De uma só tacada a grande mídia inviabiliza o crescimento desses blogs,
abarca a publicidade governamental realizada na internet e pauta os
assuntos que serão discutidos e publicados nos outros meios: os blogs se tornam caixa de ressonância dos grandes veículos.





Legislação e programas de estímulo


O Estado, representante da tutela dos interesses da coletividade,
deve regular os mercados a fim de evitar falhas de mercado, em especial
aquelas que podem ensejar malefícios à população em geral em
contrapartida a lucros abusivos de setores dominantes.


A diversidade de veículos de informação e a quebra do cartel
midiático se darão com legislação e instrumentos que estimulem a
criação, manutenção e crescimento de canais alternativos de divulgação
de informações, notícias e produção de conhecimento.


Tal qual estímulos recebidos pela indústria, a legislação que concede
tratamento diferenciado à micro e pequenas empresas nas contratações
públicas (Decreto 6.204, 5.9.07), o apoio à agricultura familiar
(Pronaf) etc., a mídia alternativa também precisa receber estímulos do
governo para que se desenvolva, seja mais atuante e o meio tenha
condições de ser plural e democrático.


Os pequenos veículos de comunicação não possuem o mesmo aparato e
capital que os grandes.
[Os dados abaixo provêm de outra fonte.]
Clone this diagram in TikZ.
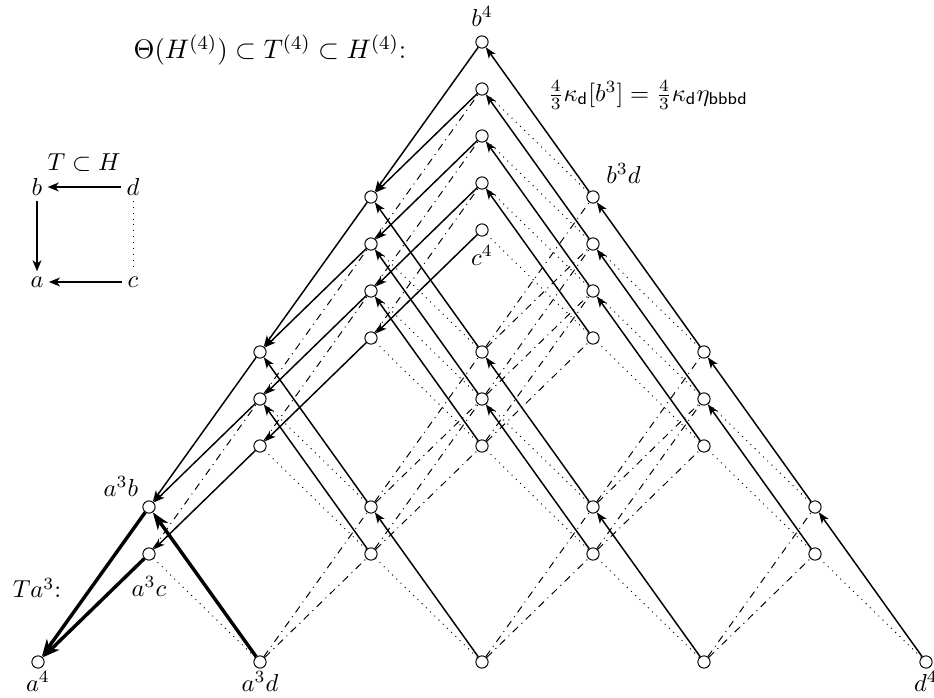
\documentclass[tikz,border=0pt]{standalone}
\usepackage{amsmath}
\usetikzlibrary{arrows.meta,positioning}

\begin{document}
\begin{tikzpicture}[x=0.408pt,y=-0.408pt,
  mono/.style={circle,draw,fill=white,inner sep=0pt,minimum size=5pt,line width=0.4pt},
  tarrow/.style={-{Stealth[length=4.5pt,width=3.4pt,inset=1.3pt]},line width=0.6pt},
  tbold/.style={-{Stealth[length=7pt,width=5pt,inset=2pt]},line width=1.4pt},
  tinset/.style={-{Stealth[length=4.5pt,width=3.6pt,inset=1.3pt]},line width=0.75pt},
  tdot/.style={dotted,line width=0.4pt},
  hdash/.style={dash dot,line width=0.4pt},
  lab/.style={inner sep=2pt}]
\useasboundingbox (0,0) rectangle (934,698);

% the monomials a^i b^j c^k d^l of degree 4
\foreach \i in {0,...,4}{
  \foreach \l in {0,...,4}{
    \foreach \k in {0,...,4}{
      \pgfmathtruncatemacro\j{4-\i-\k-\l}
      \ifnum\j<0\relax\else
        \node[mono] (m\i\j\k\l) at ({482+111*(\l-\i)},{42+155*(\i+\l)+47*\k}) {};
      \fi
    }
  }
}

% T: d -> b, c -> a, b -> a, and the other relations
\foreach \i in {0,...,4}{
  \foreach \l in {0,...,4}{
    \foreach \k in {0,...,4}{
      \pgfmathtruncatemacro\j{4-\i-\k-\l}
      \ifnum\i=3 \tikzset{tsolid/.style=tbold}\else\tikzset{tsolid/.style=tarrow}\fi
      \ifnum\j<0\relax\else
        \pgfmathtruncatemacro\ip{\i+1}\pgfmathtruncatemacro\im{\i-1}
        \pgfmathtruncatemacro\jp{\j+1}\pgfmathtruncatemacro\jm{\j-1}
        \pgfmathtruncatemacro\kp{\k+1}\pgfmathtruncatemacro\km{\k-1}
        \pgfmathtruncatemacro\lm{\l-1}
        \ifnum\l>0
          \draw[tsolid] (m\i\j\k\l) -- (m\i\jp\k\lm);
          \draw[tdot] (m\i\j\k\l) -- (m\i\j\kp\lm);
        \else\ifnum\k>0
          \draw[tsolid] (m\i\j\k\l) -- (m\ip\j\km\l);
        \else\ifnum\j>0
          \draw[tsolid] (m\i\j\k\l) -- (m\ip\jm\k\l);
        \fi\fi\fi
        \ifnum\i>0
          \pgfmathtruncatemacro\kl{\k+\l}
          \ifnum\kl>0 \draw[hdash] (m\i\j\k\l) -- (m\im\jp\k\l);\fi
          \ifnum\l>0 \draw[hdash] (m\i\j\k\l) -- (m\im\j\kp\l);\fi
        \fi
      \fi
    }
  }
}

\node[above=0pt of m0400] (lb4) {$b^4$};
\node[above right=0pt and 0pt of m0301] (lb3d) {$b^3d$};
\node[below=0pt of m0040] (lc4) {$c^4$};
\node[above left=-1pt and -1pt of m3100] (la3b) {$a^3b$};
\node[below=3pt of m3010] (la3c) {$a^3c$};
\node[below=-2.5pt of m4000] (la4) {$a^4$};
\node[below=-2.5pt of m3001] (la3d) {$a^3d$};
\node[below=-2.5pt of m0004] (ld4) {$d^4$};
\node (lta) at (37,588) {$Ta^3$:};

\node (title) at (270,50) {\fontsize{11.2pt}{13pt}\selectfont$\Theta(H^{(4)})\subset T^{(4)}\subset H^{(4)}$:};
\node (kappa) at (648,95) {$\tfrac43\kappa_{\mathsf d}[b^3]=\tfrac43\kappa_{\mathsf d}\eta_{\mathsf{bbbd}}$};

% the map T on H
\node[lab] (ib) at (37,187) {$b$};
\node[lab] (id) at (133,187) {$d$};
\node[lab] (ia) at (37,282) {$a$};
\node[lab] (ic) at (133,282) {$c$};
\node (it) at (84,163) {$T\subset H$};
\draw[tinset] (id) -- (ib);
\draw[tinset] (ib) -- (ia);
\draw[tinset] (ic) -- (ia);
\draw[tdot] (id) -- (ic);

\end{tikzpicture}
\end{document}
Precisam de um tratamento diferenciado para se
fazer cumprir o princípio da isonomia, que implica a necessidade de os
iguais serem tratados igualmente e os desiguais, desigualmente, na
medida da sua desigualdade.


Preciso é também fortalecer a TV Brasil, tornando-a de cobertura
nacional. A fonte de recursos poderiam ser as verbas de publicidade
destinadas aos grandes veículos de comunicação.


Ao mesmo tempo o governo deve estabelecer critérios claros e de
interesse nitidamente público para a aplicação de verbas publicitárias,
cortando despesas com veículos que disseminem preconceitos e infrinjam
nossos princípios constitucionais.


Enquanto a grande mídia for a “fonte oficial” de informação para o
público e pautar governos e aquilo que seja “notícia” em nossa
sociedade, o colonialista, em nova roupagem, estará ainda sobre nós.